My Story

  • Free Marselli

    Illustration ’14

    I’m proud to say that I am abled differently through my experience with depression. Being highly emotionally sensitive has made me predisposed to depression from the time I was about 9 years old, up until now. I almost lost my life to suicide in 2014 due to it. Through my battle with depression, I developed an ability to empathize with people on a level that I would not have been able to, without my scars. I realize now that my emotional sensitivity is my strength, and not a disability.

  • Katherine Cavanaugh

    Painting ’15

    The hardest thing to admit is that being disabled/chronically ill has meant that my art practice has been forced to take a backseat since I left RISD. I’ve put most of my energy into the struggle to meet my basic needs. I’ve had to leave jobs because I took too many sick days, I’ve been fired for using my cane or “looking tired.” And when I succeed in meeting my basic needs, I put whatever I have left into communist organizing, which I also see as part of my survival. As a disabled, working class woman I’m one of the people that capitalism deems disposable. When I live my life in this pattern, painting starts to seem like a luxury, but it’s not, it’s vital. These days I do a lot of small drawings of my neighbors, family, and comrades, on cardboard or butcher paper, whatever I can find. I like to think that each little portrait is both a gesture of love to its subject and gesture of defiance to systemic oppression.

  • Francisco Moreno

    Painting ’12

    I am a painter and I have Deuteranomaly, a type of red-green color blindness in which the green cones do not detect enough green and are too sensitive to yellows, oranges, and reds. This has led me to create works in which I limit my palette. I may at time use color but in strategic ways.

    I am also a Mexican-born American citizen. I think like many immigrants in America, we have a sense of displacement. We embody two different cultures and social histories, if not more. In my work, I try to collapse the source of imagery and create something that communicates that complexity.

  • Lily Ahree Siegel ’17

    Film Animation and Video

    Being abled differently doesn’t impact my life. It is my life.

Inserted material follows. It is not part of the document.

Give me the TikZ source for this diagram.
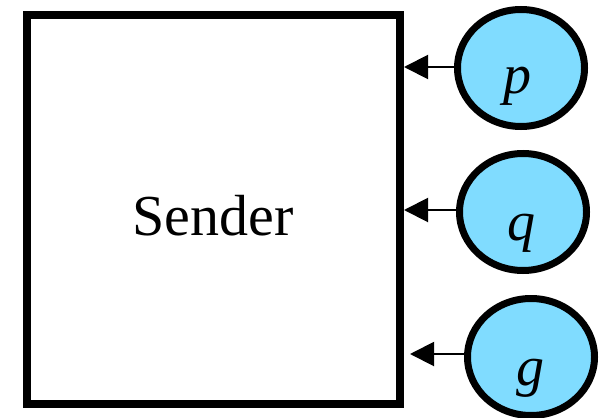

    That’s the most straightforward way to explain being an amputee to an able bodied person. Being born with several limb differences set me on a specified path. I was adopted into an American Jewish family after being born in South Korea. I was raised and currently live in Birmingham, Alabama. I went to RISD because of the privileges of my American family. I strive to create honest and personal work because that is what’s most meaningful to me. Why should we create work for others, anyway?